Task statement: Quote from the first line below through the line that contains "(zE) at (257,451)", both included, and leave the pictures out.

━━━━━━

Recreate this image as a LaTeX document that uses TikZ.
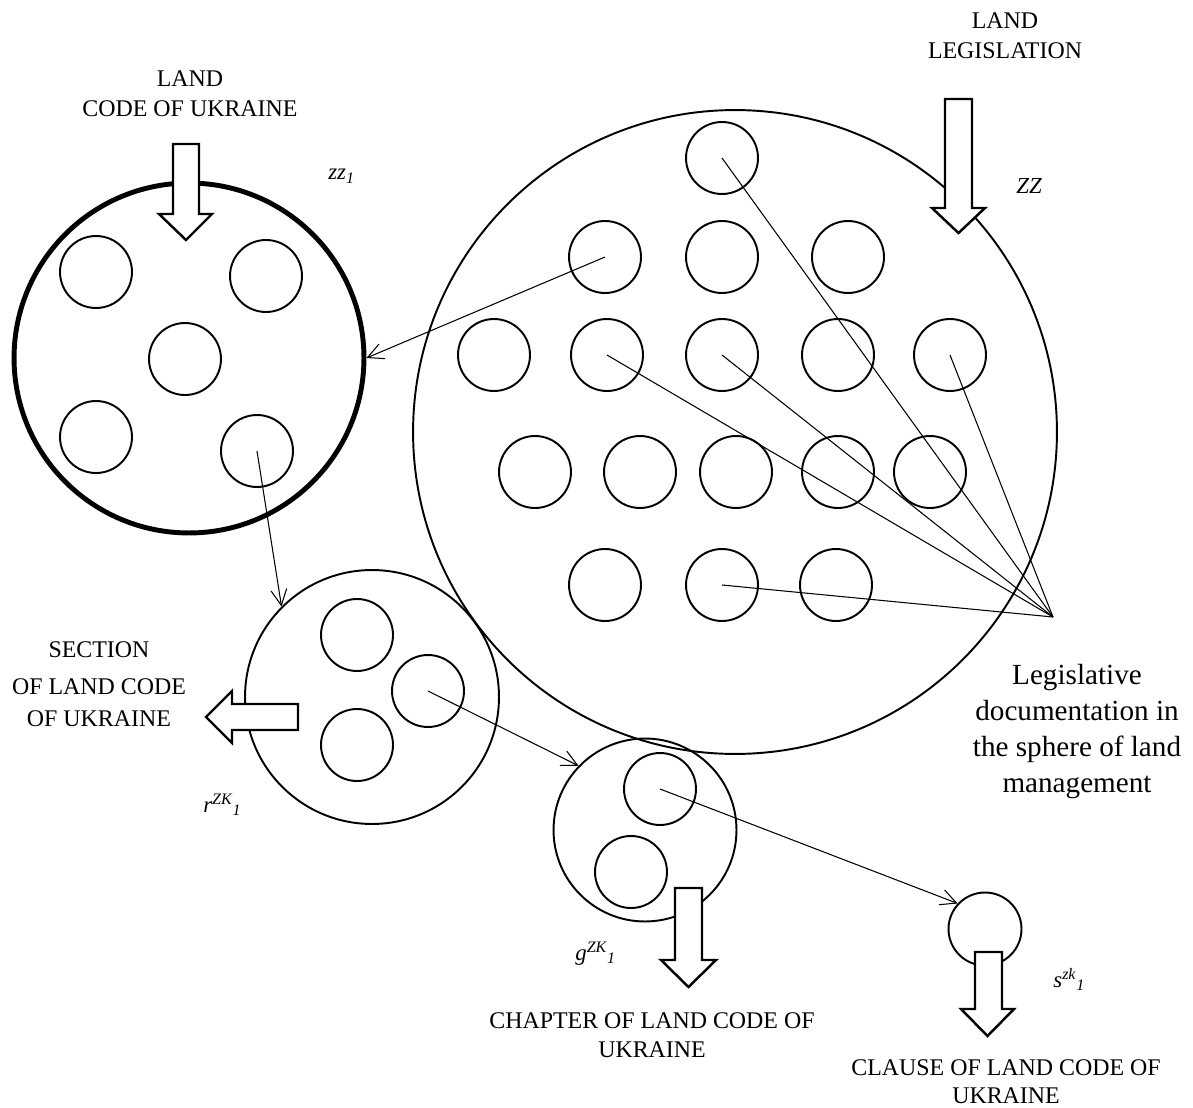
\documentclass[tikz,border=0pt]{standalone}
\usepackage{fontspec}
\setmainfont{Liberation Serif}
\usetikzlibrary{arrows.meta}
\begin{document}
\begin{tikzpicture}[x=0.02cm,y=-0.02cm,
  sc/.style={circle,draw,line width=1.1pt,minimum size=1.44cm,inner sep=0pt},
  bigc/.style={circle,draw,line width=1.1pt,inner sep=0pt},
  conn/.style={line width=0.6pt},
  arr/.style={conn,-{Straight Barb[length=9pt,width=9pt]}},
  blk/.style={draw,line width=1.4pt,fill=white,line join=miter},
  caps/.style={font=\fontsize{13.6}{16}\selectfont,inner sep=0pt,anchor=base},
  big/.style={font=\fontsize{16.6}{20}\selectfont,inner sep=0pt,anchor=base},
  ital/.style={font=\fontsize{13}{15}\selectfont\itshape,inner sep=0pt,anchor=base west}]
\useasboundingbox (0,0) rectangle (1193,1108);

% left thick circle
\node[bigc,line width=2.8pt,minimum size=7.0cm] (zz) at (189,358) {};
\node[sc] (zA) at (96,272) {};
\node[sc] (zB) at (266,276) {};
\node[sc] (zC) at (185,359) {};
\node[sc] (zD) at (96,437) {};
\node[sc] (zE) at (257,451) {};

% big circle
\node[bigc,minimum size=12.88cm] (ZZ) at (735,432) {};
\node[sc] (b0) at (722,158) {};
\node[sc] (b11) at (605,257) {};
\node[sc] (b12) at (722,257) {};
\node[sc] (b13) at (848,257) {};
\node[sc] (b21) at (494,355) {};
\node[sc] (b22) at (607,355) {};
\node[sc] (b23) at (722,355) {};
\node[sc] (b24) at (838,355) {};
\node[sc] (b25) at (950,355) {};
\node[sc] (b31) at (535,472) {};
\node[sc] (b32) at (640,472) {};
\node[sc] (b33) at (736,472) {};
\node[sc] (b34) at (838,472) {};
\node[sc] (b35) at (930,472) {};
\node[sc] (b41) at (605,585) {};
\node[sc] (b42) at (722,585) {};
\node[sc] (b43) at (836,585) {};
\coordinate (conv) at (1053,617);

% section circle
\node[bigc,minimum size=5.08cm] (rr) at (372,697) {};
\node[sc] (r1) at (357,635) {};
\node[sc] (r2) at (428,691) {};
\node[sc] (r3) at (357,745) {};

% chapter circle
\node[bigc,minimum size=3.66cm] (gg) at (645,830) {};
\node[sc] (g1) at (660,789) {};
\node[sc] (g2) at (631,872) {};

% clause circle
\node[sc,minimum size=1.46cm] (ss) at (985,929) {};

% connectors
\foreach \n in {b0,b22,b23,b25,b42} \draw[conn] (\n.center) -- (conv);
\draw[arr] (b11.center) -- (zz.east);
\draw[arr] (zE.center) -- (rr.135);
\draw[arr] (r2.center) -- (gg.136);
\draw[arr] (g1.center) -- (ss.137);

% block arrows
\draw[blk] (173,144) -- (199,144) -- (199,214) -- (212,214) -- (186,240) -- (159,214) -- (173,214) -- cycle;
\draw[blk] (945,99) -- (972,99) -- (972,208) -- (985,208) -- (958.5,233) -- (932,208) -- (945,208) -- cycle;
\draw[blk] (675,888) -- (702,888) -- (702,960) -- (716,960) -- (688.5,987) -- (661,960) -- (675,960) -- cycle;
\draw[blk] (975,952) -- (1002,952) -- (1002,1009) -- (1014,1009) -- (987.5,1036) -- (961,1009) -- (975,1009) -- cycle;
\draw[blk] (298,704) -- (298,730) -- (232,730) -- (232,743) -- (206,717) -- (232,691) -- (232,704) -- cycle;

% labels
\node[caps] (t1) at (190,87) {LAND};
\node[caps] (t2) at (190,117) {CODE OF UKRAINE};
\node[caps] (t3) at (1005,29) {LAND};
\node[caps] (t4) at (1005,59) {LEGISLATION};
\node[caps] (t5) at (99,657) {SECTION};
\node[caps] (t6) at (99,694) {OF LAND CODE};
\node[caps] (t7) at (99,726) {OF UKRAINE};
\node[caps] (t8) at (652,1028) {CHAPTER OF LAND CODE OF};
\node[caps] (t9) at (652,1057) {UKRAINE};
\node[caps] (t10) at (1006,1075) {CLAUSE OF LAND CODE OF};
\node[caps] (t11) at (1006,1103) {UKRAINE};
\node[big] (L1) at (1077,684) {Legislative};
\node[big] (L2) at (1077,720) {documentation in};
\node[big] (L3) at (1077,756) {the sphere of land};
\node[big] (L4) at (1077,792) {management};

\node[ital] (lzz) at (328,180) {zz\textsubscript{1}};
\node[ital] (lZZ) at (1016,194) {ZZ};
\node[ital] (lr) at (203,812) {r\textsuperscript{ZK}\textsubscript{1}};
\node[ital] (lg) at (575,960) {g\textsuperscript{ZK}\textsubscript{1}};
\node[ital] (ls) at (1053,987) {s\textsuperscript{zk}\textsubscript{1}};
\end{tikzpicture}
\end{document}
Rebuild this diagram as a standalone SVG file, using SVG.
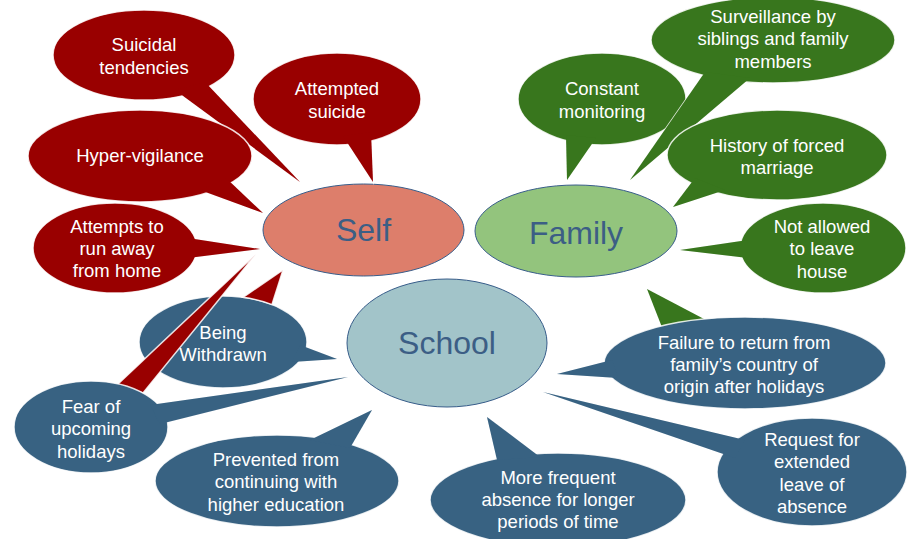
<svg xmlns="http://www.w3.org/2000/svg" width="907" height="539" viewBox="0 0 907 539">
<style>
.red{fill:#990000}
.grn{fill:#38761D}
.blu{fill:#386282}
.ol{stroke:#ffffff;stroke-opacity:.85;stroke-width:1.5}
.main{stroke:#385D8A;stroke-width:1}
.lbl{font-family:"Liberation Sans",Arial,sans-serif;font-size:18.5px;fill:#ffffff;text-anchor:middle}
.big{font-family:"Liberation Sans",Arial,sans-serif;font-size:32px;fill:#3C5E85;text-anchor:middle}
</style>
<rect width="907" height="539" fill="#ffffff"/>

<g id="self">
 <ellipse class="main" cx="363.5" cy="230" rx="100.5" ry="46" fill="#DD7E6B"/>
 <text class="big" x="363.5" y="241">Self</text>
</g>
<g id="family">
 <ellipse class="main" cx="576" cy="231" rx="101" ry="46" fill="#93C47D"/>
 <text class="big" x="576" y="244">Family</text>
</g>
<g id="school">
 <ellipse class="main" cx="447" cy="343" rx="100" ry="64" fill="#A2C4C9"/>
 <text class="big" x="447" y="354">School</text>
</g>

<g id="suicidal-tendencies" class="red">
 <polygon class="ol" points="175,90 205,82 300,182"/>
 <ellipse class="ol" cx="144" cy="55" rx="91" ry="45"/>
 <polygon points="175,90 205,82 300,182"/>
 <text class="lbl"><tspan x="144" y="51">Suicidal</tspan><tspan x="144" y="74">tendencies</tspan></text>
</g>
<g id="attempted-suicide" class="red">
 <polygon class="ol" points="343,136 371,132 373,182"/>
 <ellipse class="ol" cx="337" cy="99" rx="84" ry="46"/>
 <polygon points="343,136 371,132 373,182"/>
 <text class="lbl"><tspan x="337" y="95">Attempted</tspan><tspan x="337" y="118">suicide</tspan></text>
</g>
<g id="hyper-vigilance" class="red">
 <polygon class="ol" points="200,190 226,178 263,213"/>
 <ellipse class="ol" cx="140" cy="156" rx="112" ry="46"/>
 <polygon points="200,190 226,178 263,213"/>
 <text class="lbl" x="140" y="162">Hyper-vigilance</text>
</g>
<g id="run-away" class="red">
 <polygon class="ol" points="188,238 188,258 260,249"/>
 <ellipse class="ol" cx="115" cy="248" rx="82" ry="45"/>
 <polygon points="188,238 188,258 260,249"/>
 <text class="lbl"><tspan x="117" y="233">Attempts to</tspan><tspan x="117" y="255">run away</tspan><tspan x="117" y="277">from home</tspan></text>
</g>

<g id="constant-monitoring" class="grn">
 <polygon class="ol" points="566,135 596,138 567,180"/>
 <ellipse class="ol" cx="602" cy="99" rx="84" ry="46"/>
 <polygon points="566,135 596,138 567,180"/>
 <text class="lbl"><tspan x="602" y="95">Constant</tspan><tspan x="602" y="118">monitoring</tspan></text>
</g>
<g id="surveillance" class="grn">
 <polygon class="ol" points="705,72 750,78 630,180"/>
 <ellipse class="ol" cx="773" cy="40" rx="122" ry="43"/>
 <polygon points="705,72 750,78 630,180"/>
 <text class="lbl"><tspan x="773" y="23">Surveillance by</tspan><tspan x="773" y="45">siblings and family</tspan><tspan x="773" y="68">members</tspan></text>
</g>
<g id="forced-marriage" class="grn">
 <polygon class="ol" points="695,178 725,190 673,207"/>
 <ellipse class="ol" cx="777" cy="155" rx="110" ry="45"/>
 <polygon points="695,178 725,190 673,207"/>
 <text class="lbl"><tspan x="777" y="152">History of forced</tspan><tspan x="777" y="174">marriage</tspan></text>
</g>
<g id="not-allowed" class="grn">
 <polygon class="ol" points="748,240 748,258 680,250"/>
 <ellipse class="ol" cx="823" cy="248" rx="83" ry="45"/>
 <polygon points="748,240 748,258 680,250"/>
 <text class="lbl"><tspan x="822" y="233">Not allowed</tspan><tspan x="822" y="255">to leave</tspan><tspan x="822" y="278">house</tspan></text>
</g>

<g id="being-withdrawn" class="blu">
 <polygon class="ol" points="300,345 292,362 337,359"/>
 <ellipse class="ol" cx="223" cy="342" rx="84" ry="46"/>
 <polygon points="300,345 292,362 337,359"/>
 <text class="lbl"><tspan x="223" y="339">Being</tspan><tspan x="223" y="361">Withdrawn</tspan></text>
</g>

<g id="connectors">
 <path class="red ol" d="M283,270 L243,297.3 A84,46 0 0 1 272,304.6 Z"/>
 <polygon class="red ol" points="256,254 117,385 143,393"/>
 <polygon class="grn" points="647,289 665,335 725,330"/>
</g>

<g id="fear-holidays" class="blu">
 <polygon class="ol" points="150,405 160,424 348,377"/>
 <ellipse class="ol" cx="91" cy="427" rx="77" ry="46"/>
 <polygon points="150,405 160,424 348,377"/>
 <text class="lbl"><tspan x="91" y="413">Fear of</tspan><tspan x="91" y="435">upcoming</tspan><tspan x="91" y="458">holidays</tspan></text>
</g>
<g id="higher-education" class="blu">
 <polygon class="ol" points="310,440 350,448 372,410"/>
 <ellipse class="ol" cx="277" cy="481" rx="122" ry="46"/>
 <polygon points="310,440 350,448 372,410"/>
 <text class="lbl"><tspan x="276" y="466">Prevented from</tspan><tspan x="276" y="488">continuing with</tspan><tspan x="276" y="511">higher education</tspan></text>
</g>
<g id="frequent-absence" class="blu">
 <polygon class="ol" points="497,460 540,457 487,417"/>
 <ellipse class="ol" cx="558" cy="500" rx="128" ry="47"/>
 <polygon points="497,460 540,457 487,417"/>
 <text class="lbl"><tspan x="558" y="484">More frequent</tspan><tspan x="558" y="506">absence for longer</tspan><tspan x="558" y="528">periods of time</tspan></text>
</g>
<g id="failure-to-return" class="blu">
 <polygon class="ol" points="612,360 618,378 557,374"/>
 <ellipse class="ol" cx="745" cy="363" rx="141" ry="46"/>
 <polygon points="612,360 618,378 557,374"/>
 <text class="lbl"><tspan x="744" y="349">Failure to return from</tspan><tspan x="744" y="371">family’s country of</tspan><tspan x="744" y="393">origin after holidays</tspan></text>
</g>
<g id="extended-leave" class="blu">
 <polygon class="ol" points="745,440 735,458 543,392"/>
 <ellipse class="ol" cx="812" cy="472" rx="95" ry="54"/>
 <polygon points="745,440 735,458 543,392"/>
 <text class="lbl"><tspan x="812" y="446">Request for</tspan><tspan x="812" y="468">extended</tspan><tspan x="812" y="491">leave of</tspan><tspan x="812" y="513">absence</tspan></text>
</g>
</svg>
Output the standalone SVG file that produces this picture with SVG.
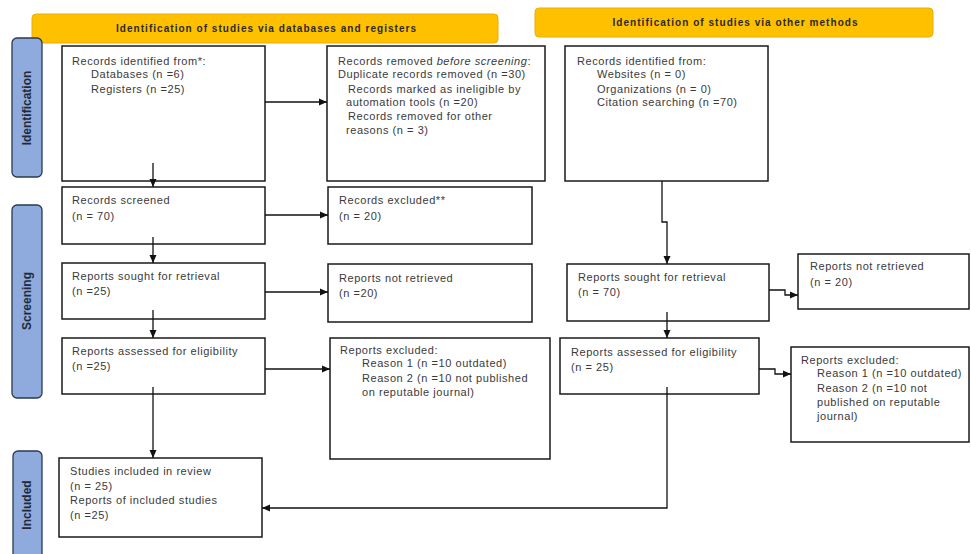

━━━━━━

Expected answer:
Recreate this image as a LaTeX document that uses TikZ.
\documentclass[tikz,border=0pt]{standalone}
\usepackage{fontspec}
\setmainfont{Liberation Serif}
\usetikzlibrary{arrows.meta}
\begin{document}
\begin{tikzpicture}[x=0.02cm,y=-0.02cm,
  sc/.style={circle,draw,line width=1.1pt,minimum size=1.44cm,inner sep=0pt},
  bigc/.style={circle,draw,line width=1.1pt,inner sep=0pt},
  conn/.style={line width=0.6pt},
  arr/.style={conn,-{Straight Barb[length=9pt,width=9pt]}},
  blk/.style={draw,line width=1.4pt,fill=white,line join=miter},
  caps/.style={font=\fontsize{13.6}{16}\selectfont,inner sep=0pt,anchor=base},
  big/.style={font=\fontsize{16.6}{20}\selectfont,inner sep=0pt,anchor=base},
  ital/.style={font=\fontsize{13}{15}\selectfont\itshape,inner sep=0pt,anchor=base west}]
\useasboundingbox (0,0) rectangle (1193,1108);

% left thick circle
\node[bigc,line width=2.8pt,minimum size=7.0cm] (zz) at (189,358) {};
\node[sc] (zA) at (96,272) {};
\node[sc] (zB) at (266,276) {};
\node[sc] (zC) at (185,359) {};
\node[sc] (zD) at (96,437) {};
\node[sc] (zE) at (257,451) {};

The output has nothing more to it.